Verified step by step guidance1
Step 1: Understand the problem. The increase in thermal energy is due to the work done against friction as the crate moves up the incline. Frictional force depends on the normal force and the coefficient of kinetic friction. Begin by calculating the normal force acting on the crate.
Step 2: Calculate the normal force. The normal force is the component of the crate's weight perpendicular to the incline. Use the formula: \( F_{\text{normal}} = m g \cos \theta \), where \( m \) is the mass of the crate, \( g \) is the acceleration due to gravity (9.8 m/s²), and \( \theta \) is the angle of the incline (30°).

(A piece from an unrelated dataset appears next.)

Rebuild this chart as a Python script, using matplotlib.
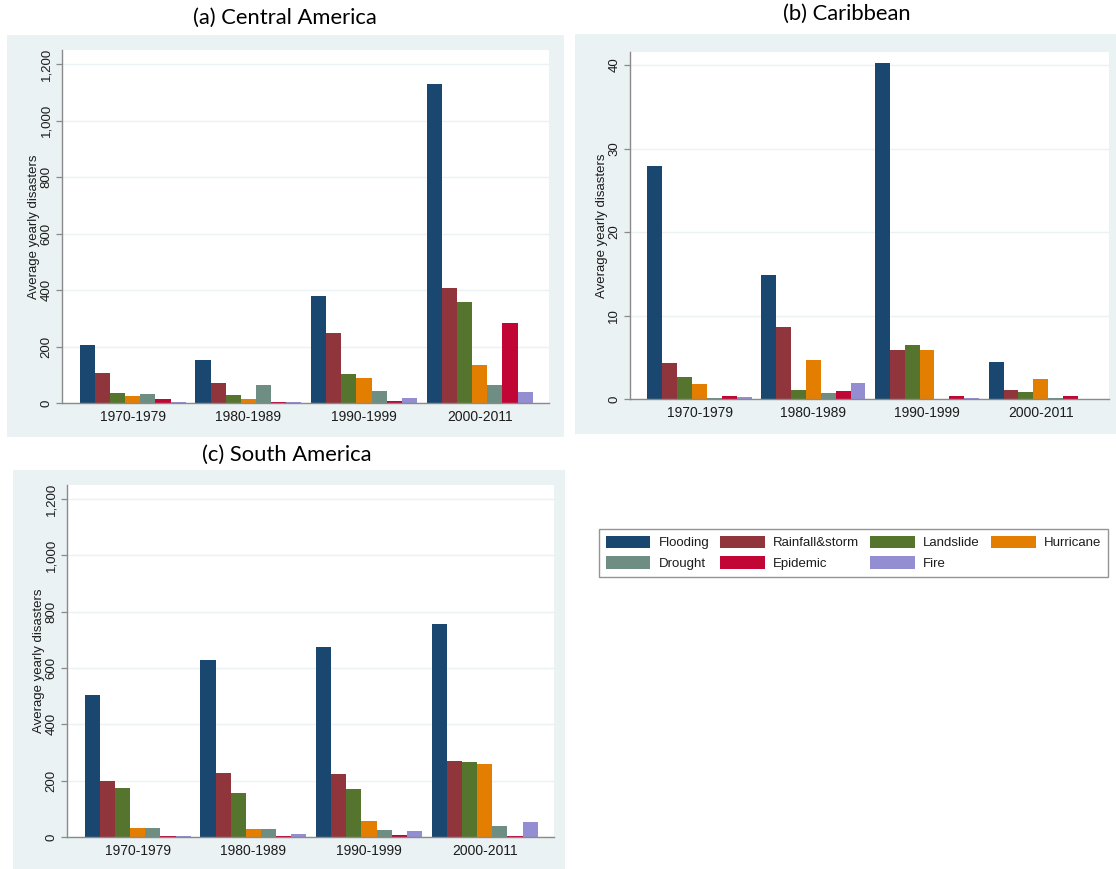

Step 3: Determine the frictional force. The frictional force is given by \( F_{\text{friction}} = \mu F_{\text{normal}} \), where \( \mu \) is the coefficient of kinetic friction (0.25) and \( F_{\text{normal}} \) is the normal force calculated in Step 2.
Step 4: Calculate the work done against friction. Work is the product of force and displacement in the direction of the force. Use the formula: \( W_{\text{friction}} = F_{\text{friction}} \cdot d \), where \( d \) is the displacement of the crate along the incline (5.0 m).
Step 5: The increase in thermal energy is equal to the work done against friction. This is because the energy lost due to friction is converted into thermal energy. Use the value of \( W_{\text{friction}} \) from Step 4 to find the increase in thermal energy.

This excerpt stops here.